## Start

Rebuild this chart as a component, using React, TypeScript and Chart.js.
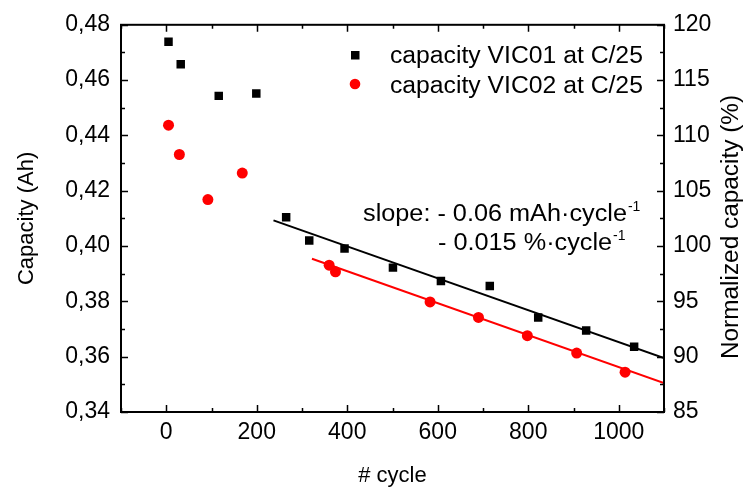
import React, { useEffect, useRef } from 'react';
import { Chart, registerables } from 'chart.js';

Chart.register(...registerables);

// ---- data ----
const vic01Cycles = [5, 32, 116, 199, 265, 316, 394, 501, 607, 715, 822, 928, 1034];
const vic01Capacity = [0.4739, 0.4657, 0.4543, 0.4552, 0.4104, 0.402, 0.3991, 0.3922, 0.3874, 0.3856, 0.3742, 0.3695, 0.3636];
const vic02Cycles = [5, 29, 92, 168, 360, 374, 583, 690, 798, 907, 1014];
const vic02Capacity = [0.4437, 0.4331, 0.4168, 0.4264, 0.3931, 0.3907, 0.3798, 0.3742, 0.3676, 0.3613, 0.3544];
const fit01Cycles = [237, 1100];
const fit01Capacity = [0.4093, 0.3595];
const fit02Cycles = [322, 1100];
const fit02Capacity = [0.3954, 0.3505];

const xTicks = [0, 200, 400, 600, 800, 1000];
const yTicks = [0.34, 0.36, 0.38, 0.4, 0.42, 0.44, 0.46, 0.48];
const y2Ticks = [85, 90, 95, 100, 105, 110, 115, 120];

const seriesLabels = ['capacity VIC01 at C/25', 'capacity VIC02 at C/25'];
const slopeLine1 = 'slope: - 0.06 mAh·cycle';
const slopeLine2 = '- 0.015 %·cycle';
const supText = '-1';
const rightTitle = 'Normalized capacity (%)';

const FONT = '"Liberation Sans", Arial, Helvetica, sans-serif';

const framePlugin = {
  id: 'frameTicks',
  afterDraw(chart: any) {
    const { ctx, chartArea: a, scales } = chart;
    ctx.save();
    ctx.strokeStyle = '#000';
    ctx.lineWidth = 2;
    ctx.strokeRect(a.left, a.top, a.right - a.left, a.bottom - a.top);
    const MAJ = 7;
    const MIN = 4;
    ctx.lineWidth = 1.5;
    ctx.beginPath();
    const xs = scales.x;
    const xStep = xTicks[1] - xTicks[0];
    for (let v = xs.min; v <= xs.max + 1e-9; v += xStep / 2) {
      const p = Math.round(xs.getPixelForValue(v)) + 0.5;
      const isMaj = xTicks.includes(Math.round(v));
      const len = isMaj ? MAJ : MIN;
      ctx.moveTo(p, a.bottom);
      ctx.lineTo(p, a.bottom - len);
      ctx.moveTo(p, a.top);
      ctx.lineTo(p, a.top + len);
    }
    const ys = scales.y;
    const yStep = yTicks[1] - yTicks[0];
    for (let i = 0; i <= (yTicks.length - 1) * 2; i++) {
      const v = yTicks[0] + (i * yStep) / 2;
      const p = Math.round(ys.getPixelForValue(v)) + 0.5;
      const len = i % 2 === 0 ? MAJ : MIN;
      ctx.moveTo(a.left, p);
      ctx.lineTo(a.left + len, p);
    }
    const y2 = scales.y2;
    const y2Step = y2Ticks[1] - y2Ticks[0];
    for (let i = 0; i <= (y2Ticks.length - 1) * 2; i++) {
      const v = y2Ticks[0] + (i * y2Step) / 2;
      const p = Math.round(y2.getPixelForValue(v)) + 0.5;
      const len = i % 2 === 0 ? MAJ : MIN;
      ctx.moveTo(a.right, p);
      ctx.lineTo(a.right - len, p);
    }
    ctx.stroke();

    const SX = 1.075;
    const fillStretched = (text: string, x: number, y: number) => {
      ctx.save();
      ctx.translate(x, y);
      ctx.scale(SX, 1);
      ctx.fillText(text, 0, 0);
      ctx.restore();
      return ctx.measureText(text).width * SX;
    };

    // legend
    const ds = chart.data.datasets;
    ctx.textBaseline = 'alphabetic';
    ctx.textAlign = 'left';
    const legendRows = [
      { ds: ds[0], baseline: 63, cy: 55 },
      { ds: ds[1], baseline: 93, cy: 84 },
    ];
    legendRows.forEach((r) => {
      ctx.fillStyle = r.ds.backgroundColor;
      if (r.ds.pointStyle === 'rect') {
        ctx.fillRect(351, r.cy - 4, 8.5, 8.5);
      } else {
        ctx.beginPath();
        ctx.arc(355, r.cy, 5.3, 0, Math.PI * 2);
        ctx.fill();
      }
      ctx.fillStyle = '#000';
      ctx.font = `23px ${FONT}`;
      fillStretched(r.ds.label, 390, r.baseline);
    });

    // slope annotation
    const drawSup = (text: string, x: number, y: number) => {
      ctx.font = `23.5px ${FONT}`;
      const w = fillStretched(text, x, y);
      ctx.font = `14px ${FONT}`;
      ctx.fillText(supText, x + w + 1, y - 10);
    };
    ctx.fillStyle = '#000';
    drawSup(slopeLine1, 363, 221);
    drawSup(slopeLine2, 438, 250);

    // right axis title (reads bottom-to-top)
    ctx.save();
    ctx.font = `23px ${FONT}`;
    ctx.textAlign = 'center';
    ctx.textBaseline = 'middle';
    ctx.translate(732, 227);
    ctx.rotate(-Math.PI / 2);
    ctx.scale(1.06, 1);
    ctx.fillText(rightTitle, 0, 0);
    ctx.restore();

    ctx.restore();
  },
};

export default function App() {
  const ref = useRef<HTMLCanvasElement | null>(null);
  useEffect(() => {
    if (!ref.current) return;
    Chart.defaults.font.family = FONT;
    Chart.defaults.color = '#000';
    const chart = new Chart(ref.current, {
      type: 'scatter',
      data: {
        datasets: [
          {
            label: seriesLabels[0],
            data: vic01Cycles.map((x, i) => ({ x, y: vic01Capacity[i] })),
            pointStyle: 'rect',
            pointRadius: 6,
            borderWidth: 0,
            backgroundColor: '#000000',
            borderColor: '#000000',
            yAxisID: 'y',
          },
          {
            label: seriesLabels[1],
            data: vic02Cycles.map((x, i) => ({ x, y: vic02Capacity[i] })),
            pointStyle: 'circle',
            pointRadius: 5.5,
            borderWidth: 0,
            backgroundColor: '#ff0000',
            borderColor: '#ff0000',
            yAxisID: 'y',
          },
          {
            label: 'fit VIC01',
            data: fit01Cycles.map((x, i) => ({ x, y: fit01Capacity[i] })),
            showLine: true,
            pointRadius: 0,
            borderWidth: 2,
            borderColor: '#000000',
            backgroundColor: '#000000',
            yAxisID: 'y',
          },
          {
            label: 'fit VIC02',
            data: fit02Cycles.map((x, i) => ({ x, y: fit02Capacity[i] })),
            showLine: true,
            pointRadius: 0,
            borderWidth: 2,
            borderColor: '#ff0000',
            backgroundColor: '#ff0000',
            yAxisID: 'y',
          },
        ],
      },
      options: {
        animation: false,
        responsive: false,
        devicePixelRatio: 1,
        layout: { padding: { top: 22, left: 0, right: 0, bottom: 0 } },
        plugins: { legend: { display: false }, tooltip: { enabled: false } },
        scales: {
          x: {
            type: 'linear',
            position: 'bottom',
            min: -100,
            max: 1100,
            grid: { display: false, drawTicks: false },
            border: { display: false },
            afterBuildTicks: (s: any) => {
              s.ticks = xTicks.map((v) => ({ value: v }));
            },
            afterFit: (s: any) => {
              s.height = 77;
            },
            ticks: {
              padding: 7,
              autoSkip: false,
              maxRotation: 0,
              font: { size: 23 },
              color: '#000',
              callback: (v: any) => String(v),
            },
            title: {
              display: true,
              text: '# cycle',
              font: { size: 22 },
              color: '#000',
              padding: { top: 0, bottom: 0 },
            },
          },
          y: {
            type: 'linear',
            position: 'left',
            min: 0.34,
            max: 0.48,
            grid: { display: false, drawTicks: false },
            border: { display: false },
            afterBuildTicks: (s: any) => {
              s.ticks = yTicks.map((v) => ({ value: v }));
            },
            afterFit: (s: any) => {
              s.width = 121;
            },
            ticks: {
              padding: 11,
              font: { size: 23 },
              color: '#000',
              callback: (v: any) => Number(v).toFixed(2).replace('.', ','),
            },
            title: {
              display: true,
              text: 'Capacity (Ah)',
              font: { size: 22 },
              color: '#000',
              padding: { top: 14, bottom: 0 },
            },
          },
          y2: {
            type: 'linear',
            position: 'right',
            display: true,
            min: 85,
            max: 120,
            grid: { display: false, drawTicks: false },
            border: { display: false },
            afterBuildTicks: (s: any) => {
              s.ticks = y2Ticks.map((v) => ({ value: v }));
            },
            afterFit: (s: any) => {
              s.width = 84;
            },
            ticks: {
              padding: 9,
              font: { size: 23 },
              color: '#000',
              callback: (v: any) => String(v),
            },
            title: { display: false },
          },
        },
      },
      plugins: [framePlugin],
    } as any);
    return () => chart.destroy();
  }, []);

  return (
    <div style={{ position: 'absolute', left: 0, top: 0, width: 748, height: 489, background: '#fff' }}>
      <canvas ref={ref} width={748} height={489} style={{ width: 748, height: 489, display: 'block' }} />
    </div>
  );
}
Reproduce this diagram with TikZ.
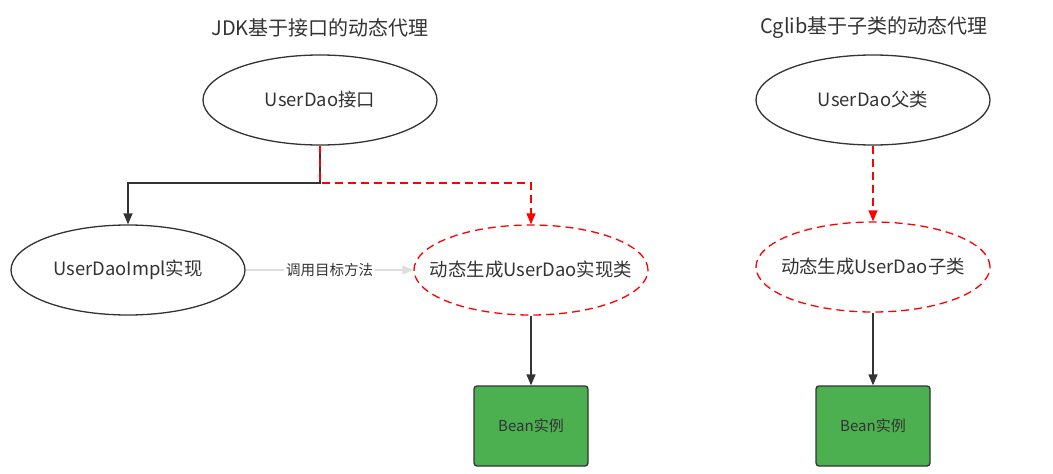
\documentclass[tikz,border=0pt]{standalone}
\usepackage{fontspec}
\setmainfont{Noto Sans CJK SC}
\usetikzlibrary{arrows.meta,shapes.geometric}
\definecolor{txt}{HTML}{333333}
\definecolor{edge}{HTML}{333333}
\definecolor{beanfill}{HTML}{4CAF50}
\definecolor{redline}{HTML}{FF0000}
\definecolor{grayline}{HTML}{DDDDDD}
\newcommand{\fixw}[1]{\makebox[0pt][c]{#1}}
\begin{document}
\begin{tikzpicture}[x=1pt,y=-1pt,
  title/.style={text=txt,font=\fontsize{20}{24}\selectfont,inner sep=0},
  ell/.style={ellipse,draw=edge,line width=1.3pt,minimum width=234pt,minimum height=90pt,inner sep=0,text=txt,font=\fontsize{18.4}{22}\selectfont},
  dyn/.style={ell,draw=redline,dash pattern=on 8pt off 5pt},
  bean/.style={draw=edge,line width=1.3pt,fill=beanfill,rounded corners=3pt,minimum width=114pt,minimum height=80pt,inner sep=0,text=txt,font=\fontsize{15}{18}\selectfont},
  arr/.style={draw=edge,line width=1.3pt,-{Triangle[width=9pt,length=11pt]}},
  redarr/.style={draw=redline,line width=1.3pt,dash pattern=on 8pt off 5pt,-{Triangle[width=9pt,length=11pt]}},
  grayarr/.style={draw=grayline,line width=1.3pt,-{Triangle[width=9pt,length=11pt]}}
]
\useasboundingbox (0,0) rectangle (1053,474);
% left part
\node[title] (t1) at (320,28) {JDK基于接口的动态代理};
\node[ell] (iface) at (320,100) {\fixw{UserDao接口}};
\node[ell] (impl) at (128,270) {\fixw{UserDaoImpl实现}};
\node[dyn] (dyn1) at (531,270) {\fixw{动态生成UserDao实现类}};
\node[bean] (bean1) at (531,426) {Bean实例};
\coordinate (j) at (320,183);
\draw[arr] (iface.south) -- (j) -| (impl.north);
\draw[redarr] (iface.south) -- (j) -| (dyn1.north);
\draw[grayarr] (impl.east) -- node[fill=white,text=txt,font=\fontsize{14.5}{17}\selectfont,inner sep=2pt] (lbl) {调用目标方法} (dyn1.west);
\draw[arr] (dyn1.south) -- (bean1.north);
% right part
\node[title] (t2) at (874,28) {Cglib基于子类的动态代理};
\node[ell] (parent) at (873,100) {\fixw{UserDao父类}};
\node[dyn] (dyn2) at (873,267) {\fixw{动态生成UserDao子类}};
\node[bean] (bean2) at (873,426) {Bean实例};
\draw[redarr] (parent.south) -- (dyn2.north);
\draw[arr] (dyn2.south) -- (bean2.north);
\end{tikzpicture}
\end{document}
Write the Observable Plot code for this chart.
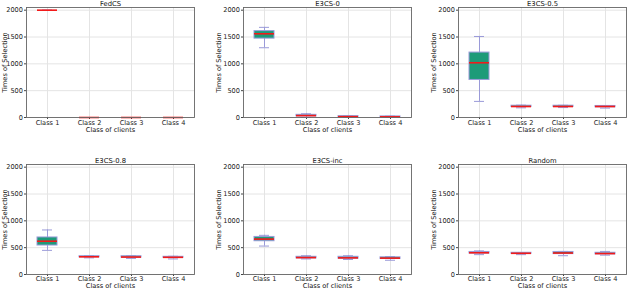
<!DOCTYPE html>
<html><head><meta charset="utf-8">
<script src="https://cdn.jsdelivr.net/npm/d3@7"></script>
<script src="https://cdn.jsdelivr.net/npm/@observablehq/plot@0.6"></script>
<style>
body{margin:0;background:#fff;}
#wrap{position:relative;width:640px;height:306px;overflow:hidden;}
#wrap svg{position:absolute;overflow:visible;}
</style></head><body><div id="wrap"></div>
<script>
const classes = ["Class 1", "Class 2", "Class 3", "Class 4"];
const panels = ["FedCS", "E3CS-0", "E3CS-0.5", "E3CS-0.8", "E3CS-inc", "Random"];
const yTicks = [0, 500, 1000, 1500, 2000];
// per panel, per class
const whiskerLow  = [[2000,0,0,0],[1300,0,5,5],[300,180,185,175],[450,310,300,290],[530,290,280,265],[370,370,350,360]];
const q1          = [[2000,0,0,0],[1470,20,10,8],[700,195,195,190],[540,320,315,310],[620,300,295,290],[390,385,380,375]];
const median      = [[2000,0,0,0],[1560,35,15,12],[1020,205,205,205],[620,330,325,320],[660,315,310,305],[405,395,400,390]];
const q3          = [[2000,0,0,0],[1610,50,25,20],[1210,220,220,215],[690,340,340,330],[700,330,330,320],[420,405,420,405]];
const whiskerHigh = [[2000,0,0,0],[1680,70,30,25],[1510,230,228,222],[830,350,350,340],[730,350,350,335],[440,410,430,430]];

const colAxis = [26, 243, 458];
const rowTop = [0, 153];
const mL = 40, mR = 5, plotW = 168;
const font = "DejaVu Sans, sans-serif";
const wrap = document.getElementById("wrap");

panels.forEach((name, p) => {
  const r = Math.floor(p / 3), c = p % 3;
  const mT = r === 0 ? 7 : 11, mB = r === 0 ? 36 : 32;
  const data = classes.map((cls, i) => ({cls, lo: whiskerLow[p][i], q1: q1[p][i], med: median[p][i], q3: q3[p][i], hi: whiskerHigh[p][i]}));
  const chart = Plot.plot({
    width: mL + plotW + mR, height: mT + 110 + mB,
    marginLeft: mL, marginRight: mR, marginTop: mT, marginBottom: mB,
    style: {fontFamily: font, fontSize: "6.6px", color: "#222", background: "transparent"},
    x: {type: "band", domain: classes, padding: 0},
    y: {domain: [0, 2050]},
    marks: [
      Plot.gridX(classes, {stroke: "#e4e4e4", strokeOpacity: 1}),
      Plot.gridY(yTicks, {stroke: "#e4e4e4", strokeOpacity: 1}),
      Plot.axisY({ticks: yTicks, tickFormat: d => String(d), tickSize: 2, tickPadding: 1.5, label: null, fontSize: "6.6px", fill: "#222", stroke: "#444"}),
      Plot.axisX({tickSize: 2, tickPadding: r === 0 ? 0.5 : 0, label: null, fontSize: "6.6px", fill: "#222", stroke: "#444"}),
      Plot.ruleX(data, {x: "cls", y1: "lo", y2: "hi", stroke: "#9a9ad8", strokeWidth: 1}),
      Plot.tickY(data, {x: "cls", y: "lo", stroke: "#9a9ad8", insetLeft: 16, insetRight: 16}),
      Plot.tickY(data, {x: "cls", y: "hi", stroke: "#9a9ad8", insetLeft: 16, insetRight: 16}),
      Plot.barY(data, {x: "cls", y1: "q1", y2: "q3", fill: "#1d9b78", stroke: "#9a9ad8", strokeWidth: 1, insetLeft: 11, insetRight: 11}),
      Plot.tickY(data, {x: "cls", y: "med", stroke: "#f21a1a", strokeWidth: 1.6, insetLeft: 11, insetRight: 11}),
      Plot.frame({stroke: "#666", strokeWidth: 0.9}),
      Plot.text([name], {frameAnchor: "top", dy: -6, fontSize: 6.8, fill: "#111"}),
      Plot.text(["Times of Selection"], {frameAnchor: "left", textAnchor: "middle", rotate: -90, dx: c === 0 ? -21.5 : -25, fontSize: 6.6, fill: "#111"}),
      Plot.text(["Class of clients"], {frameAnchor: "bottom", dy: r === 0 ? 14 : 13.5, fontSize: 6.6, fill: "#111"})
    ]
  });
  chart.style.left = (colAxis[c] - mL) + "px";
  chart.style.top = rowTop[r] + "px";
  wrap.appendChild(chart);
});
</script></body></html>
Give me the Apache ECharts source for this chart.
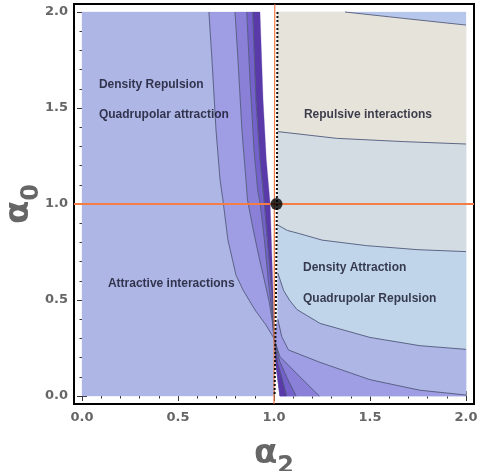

## End

Only the lines from the start of the material through the line containing "const rightTitle = 'Normalized capacity (%)';" should be transcribed. Pictures stay out.

Solution for this task ▸
Rebuild this chart as a component, using React, TypeScript and Chart.js.
import React, { useEffect, useRef } from 'react';
import { Chart, registerables } from 'chart.js';

Chart.register(...registerables);

// ---- data ----
const vic01Cycles = [5, 32, 116, 199, 265, 316, 394, 501, 607, 715, 822, 928, 1034];
const vic01Capacity = [0.4739, 0.4657, 0.4543, 0.4552, 0.4104, 0.402, 0.3991, 0.3922, 0.3874, 0.3856, 0.3742, 0.3695, 0.3636];
const vic02Cycles = [5, 29, 92, 168, 360, 374, 583, 690, 798, 907, 1014];
const vic02Capacity = [0.4437, 0.4331, 0.4168, 0.4264, 0.3931, 0.3907, 0.3798, 0.3742, 0.3676, 0.3613, 0.3544];
const fit01Cycles = [237, 1100];
const fit01Capacity = [0.4093, 0.3595];
const fit02Cycles = [322, 1100];
const fit02Capacity = [0.3954, 0.3505];

const xTicks = [0, 200, 400, 600, 800, 1000];
const yTicks = [0.34, 0.36, 0.38, 0.4, 0.42, 0.44, 0.46, 0.48];
const y2Ticks = [85, 90, 95, 100, 105, 110, 115, 120];

const seriesLabels = ['capacity VIC01 at C/25', 'capacity VIC02 at C/25'];
const slopeLine1 = 'slope: - 0.06 mAh·cycle';
const slopeLine2 = '- 0.015 %·cycle';
const supText = '-1';
const rightTitle = 'Normalized capacity (%)';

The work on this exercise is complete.